''Ketika pagi datang, para pahlawan tanpa tanda jasa tampil dengan gagah berani, siap melangkah ke medan perang pendidikan." Mungkin begitulah gambaran umum yang sering terbayang dalam pikiran kita ketika berbicara tentang guru. Mereka sering dianggap sebagai sosok yang memiliki peran penting dalam membentuk masa depan generasi muda. Namun, saat kita merenung lebih dalam, apakah semua guru benar-benar pantas dianggap sebagai pahlawan, ataukah itu hanyalah sebuah stereotip yang cerminannya tidak selalu tampak dalam kenyataan?
Di permukaan, para guru bekerja keras di balik meja pengajar, menyampaikan materi pelajaran, memberi tugas, dan menilai prestasi siswa. Mereka melakukannya dengan harapan membentuk generasi penerus yang cerdas dan terdidik. Namun, dalam konteks ini, apakah ada hal yang lebih dalam daripada hanya sekadar 'mengajar'?
Mungkin Anda pernah mendengar cerita atau bahkan mengalaminya sendiri. Guru-guru yang memiliki gaji besar, kursi di jabatan penting di sekolah, dan prestasi akademis mengesankan ternyata tidak selalu dengan serius mendekati tugas mengajar mereka. Seringkali, pengajaran di sekolah hanya sebatas membaca materi pelajaran dari buku teks atau bahkan hanya meminta siswa menghafal fakta-fakta. Apakah inilah yang disebut dengan 'mengajar'?
Sebagai contoh, proses belajar mengajar yang mengutamakan hafalan dan mengerjakan soal-soal ujian mungkin terdengar seperti cara yang sudah usang. Namun, ironisnya, kita masih sering menemui hal ini terjadi di berbagai institusi pendidikan. Apakah cara ini benar-benar efektif dalam membantu siswa mengembangkan pemahaman yang mendalam dan keterampilan kritis?
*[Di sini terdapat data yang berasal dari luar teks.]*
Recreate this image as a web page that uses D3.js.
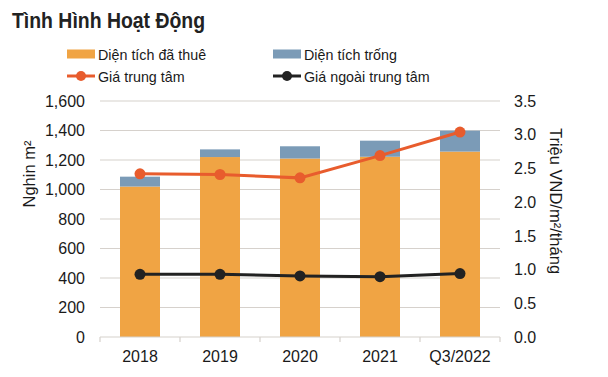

Dalam dunia yang semakin berkembang dan berubah, paradigma pendidikan yang mengandalkan metode tradisional ini perlu dipertanyakan. Guru-guru sering kali berada dalam zona nyaman mereka, mengikuti rutinitas yang telah ada selama bertahun-tahun tanpa upaya nyata untuk berinovasi. Pengajaran seolah hanya menjadi sebuah rutinitas dan kewajiban, bukan panggilan jiwa untuk mengembangkan potensi generasi muda.
Ketika kita memperhatikan era teknologi dan informasi yang semakin maju, argumen bahwa guru adalah satu-satunya sumber pengetahuan tidak lagi berlaku. Internet membuka akses tanpa batas ke informasi dan sumber belajar yang beragam. Konten pendidikan dari berbagai ahli dan pakar dapat diakses dengan mudah melalui beberapa kali klik. Bahkan, konten kreator di platform daring seringkali memberikan penjelasan yang lebih jelas dan menarik daripada metode pengajaran kuno yang hanya mengandalkan hafalan.
Namun, tentu saja, tidak semua guru dapat dianggap sebagai pahlawan dalam arti sejati. Seperti halnya dalam setiap profesi, ada yang menunjukkan dedikasi luar biasa dan ada pula yang mungkin tidak begitu bersemangat dalam tugasnya. Sama seperti para profesional lainnya, guru juga memiliki perbedaan dalam kemampuan, motivasi, dan pendekatan mengajar.
Menjelang akhirnya, perlu diingat bahwa faktor-faktor yang mempengaruhi kesuksesan seseorang tidak hanya terbatas pada lingkungan sekolah atau pengajaran. Pengalaman dari luar, jaringan, dukungan orang tua, dan potensi individu juga memiliki peran yang signifikan. Oleh karena itu, menyandarkan kesuksesan seseorang sepenuhnya pada guru mungkin kurang tepat.
Sangat penting bagi kita untuk melihat realita dengan mata kritis dan menerima bahwa tidak semua guru adalah pahlawan tanpa tanda jasa. Menghargai dan menghormati peran guru dalam membentuk karakter dan pengetahuan siswa tetaplah penting, tetapi kita juga perlu berhenti menstigmatisasi bahwa semua guru memiliki peran yang sama dalam membentuk masa depan. Sebagai masyarakat, kita perlu mendukung upaya-upaya inovatif dalam pendidikan, mendorong pengembangan keterampilan kritis, dan memahami bahwa belajar tidak terbatas pada ruang kelas semata.